The Market
Will GitLab be acquired before 2027? — $1,167,721 in volume. Currently priced at 20% YES / 80% NO.
$233K is sitting on YES. That’s real money betting GitLab disappears into a larger company in the next 19 months.
Why GitLab Is a Target
GitLab is the only major pure-play DevOps platform that’s still independent. Here’s the landscape:
Microsoft owns GitHub — the largest competitor. Azure’s integration with GitHub is deep. But GitLab differentiation is strong in regulated industries (healthcare, finance, government) where GitHub’s Microsoft dependency is a liability.
Google is building — but slow. Google Cloud’s devops tooling (Cloud Build, Artifact Registry) is fragmented. A GitLab acquisition would give them instant depth in the CI/CD space and a direct relationship with 30M+ developers.
Private equity loves devtools — GitLab’s ~$700M ARR and recurring revenue model makes it a perfect PE target. Thoma Bravo, Francisco Partners, and Silver Lake have all been circling.
GitLab’s enterprise NPS is 71 — that’s top-tier product satisfaction. Customers don’t want to leave. An acquirer gets high retention and deep integration opportunities.
What’s Driving the 20%
The 20% reflects several tailwinds converging:
SaaS valuation reset — GitLab’s stock is down ~60% from its peak. At current prices, an acquirer gets the entire platform at a 70%+ discount to 2021 valuations. Strategic buyers see this as a once-in-a-cycle opportunity.
Competition intensification — GitHub vs GitLab is a two-horse race. Microsoft gets nervous when GitLab wins federal contracts. Google gets nervous when GitLab builds features faster. Both have acquisition incentive to eliminate the competition.
PE interest in devtools — Vista Equity Partners, Thoma Bravo, and Francisco Partners have all done DevOps acquisitions in the last 3 years. GitLab at its current valuation fits their buyout playbook perfectly.
What Would Trigger YES
Microsoft acquires GitLab — The most likely buyer. GitHub is Microsoft’s play in the developer space, but GitLab has a different customer base. Acquiring GitLab eliminates the strongest competitor and brings Microsoft into regulated enterprise DevOps.

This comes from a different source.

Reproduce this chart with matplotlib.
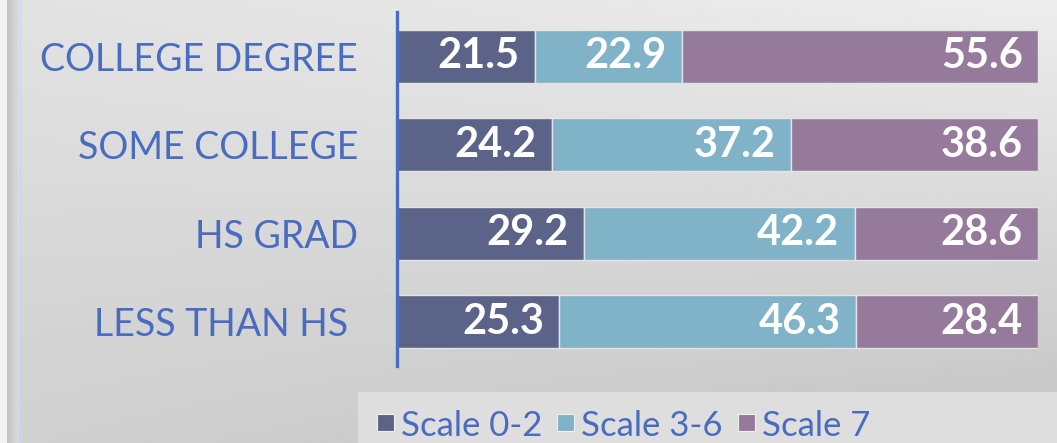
import numpy as np
import matplotlib
matplotlib.use("Agg")
import matplotlib.pyplot as plt
from matplotlib.patches import Rectangle

categories = ["LESS THAN HS ", "HS GRAD", "SOME COLLEGE", "COLLEGE DEGREE"]
series_names = ["Scale 0-2", "Scale 3-6", "Scale 7"]
scale_0_2 = [25.3, 29.2, 24.2, 21.5]
scale_3_6 = [46.3, 42.2, 37.2, 22.9]
scale_7 = [28.4, 28.6, 38.6, 55.6]
colors = ["#5b6389", "#80b2c8", "#957a9c"]
label_color = "#4a6cc0"

W, H = 1057, 443
fig = plt.figure(figsize=(W / 100, H / 100), dpi=100)

# background gradient
bg = fig.add_axes([0, 0, 1, 1], zorder=-10)
yy, xx = np.mgrid[0:1:200j, 0:1:400j]
tl, tr, bl, br = 0.885, 0.93, 0.815, 0.765
grad = tl * (1 - xx) * (1 - yy) + tr * xx * (1 - yy) + bl * (1 - xx) * yy + br * xx * yy
bg.imshow(grad, cmap="gray", vmin=0, vmax=1, extent=[0, W, H, 0], aspect="auto", interpolation="bilinear")
bg.add_patch(Rectangle((0, 0), 7, H, color="#f2f2f2", lw=0))
sh = np.linspace(0.76, 0.86, 20)[None, :]
bg.imshow(sh, cmap="gray", vmin=0, vmax=1, extent=[7, 19, H, 0], aspect="auto")
bg.plot([19.5, 19.5], [0, H], color="#c8d4f0", lw=0.8)
# legend band
bg.add_patch(Rectangle((358, 392), W - 358, H - 392, color="#dedede", lw=0))
bg.set_xlim(0, W)
bg.set_ylim(H, 0)
bg.axis("off")

ax = fig.add_axes([397 / W, (H - 366) / H, 641 / W, 354 / H])
ax.patch.set_alpha(0)
y = np.arange(len(categories))
left = np.zeros(len(categories))
for vals, name, c in zip([scale_0_2, scale_3_6, scale_7], series_names, colors):
    bars = ax.barh(y, vals, left=left, height=0.6, color=c, edgecolor="#e4e4e4", linewidth=1.0, label=name)
    txts = ax.bar_label(bars, labels=[f"{v:.1f}" for v in vals], label_type="edge", padding=-11,
                        color="white", fontsize=30, fontweight="bold", family="Lato")
    for t in txts:
        t.set_ha("right")
    left += np.array(vals)

ax.set_xlim(0, 100)
ax.set_ylim(-0.5, 3.5)
ax.set_yticks(y)
ax.set_yticklabels(categories, fontsize=27, color=label_color, family="Lato", fontweight="normal")
ax.tick_params(axis="y", length=0, pad=28)
ax.set_xticks([])
for s in ["top", "right", "bottom"]:
    ax.spines[s].set_visible(False)
ax.spines["left"].set_color(label_color)
ax.spines["left"].set_linewidth(2.4)

# legend (drawn manually to match the original placement)
marker_x = [377, 557, 738]
for mx, name, c in zip(marker_x, series_names, colors):
    bg.add_patch(Rectangle((mx, 414), 17, 17, facecolor=c, edgecolor="#f0f0f0", lw=0.8))
    bg.text(mx + 24, 442, name, color=label_color, fontsize=25, family="Lato",
            ha="left", va="bottom")

fig.savefig("out.png", dpi=100)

Google acquires GitLab — Google Cloud needs developer credibility. GitLab gives them instant market share in CI/CD and a direct channel to millions of developers who use GitLab daily.
PE firm acquires GitLab — Takes the company private at current depressed valuation. Uses operational improvements to drive value for a future IPO or strategic sale in 3-5 years.
Salesforce or ServiceNow acquires GitLab — Both are building developer platforms. GitLab fits their workflow automation strategies.
What Would Keep NO
GitLab stays independent — Management doesn’t want to sell. Board holds out for higher valuation. The stock recovers and acquisition premium disappears.
Anti-trust blocks it — If Microsoft or Google acquires GitLab, regulators in EU and US scrutinize the deal. Timeline extends past 2027 or deal falls apart.
Alternative: GitLab goes further solo — GitLab has strong product momentum and expanding into AI-powered DevOps. Management believes they can reach $2B ARR without being acquired.
The AI Factor
GitLab just launched its AI-native DevSecOps platform. The company is transitioning from a CI/CD tool to a full-lifecycle DevOps platform with AI pair programming, automated security scanning, and autonomous pipeline optimization.
That’s a lot of value to build into a standalone story — and a lot of reason for a large tech company to pay a premium to own it.
Bottom Line
| Current Price | 20% YES ($1.17M market) |
| What drives YES | Microsoft/Google/PE acquisition, valuation reset creating buyout opportunity |
| What drives NO | Management holding out, anti-trust scrutiny, stock recovery |
| The edge | 20% reflects both acquisition probability AND a potential bidding war |
| Timeline | Any time before January 1, 2027 |
This is not financial advice. M&A markets resolve on official announcements — timing is everything.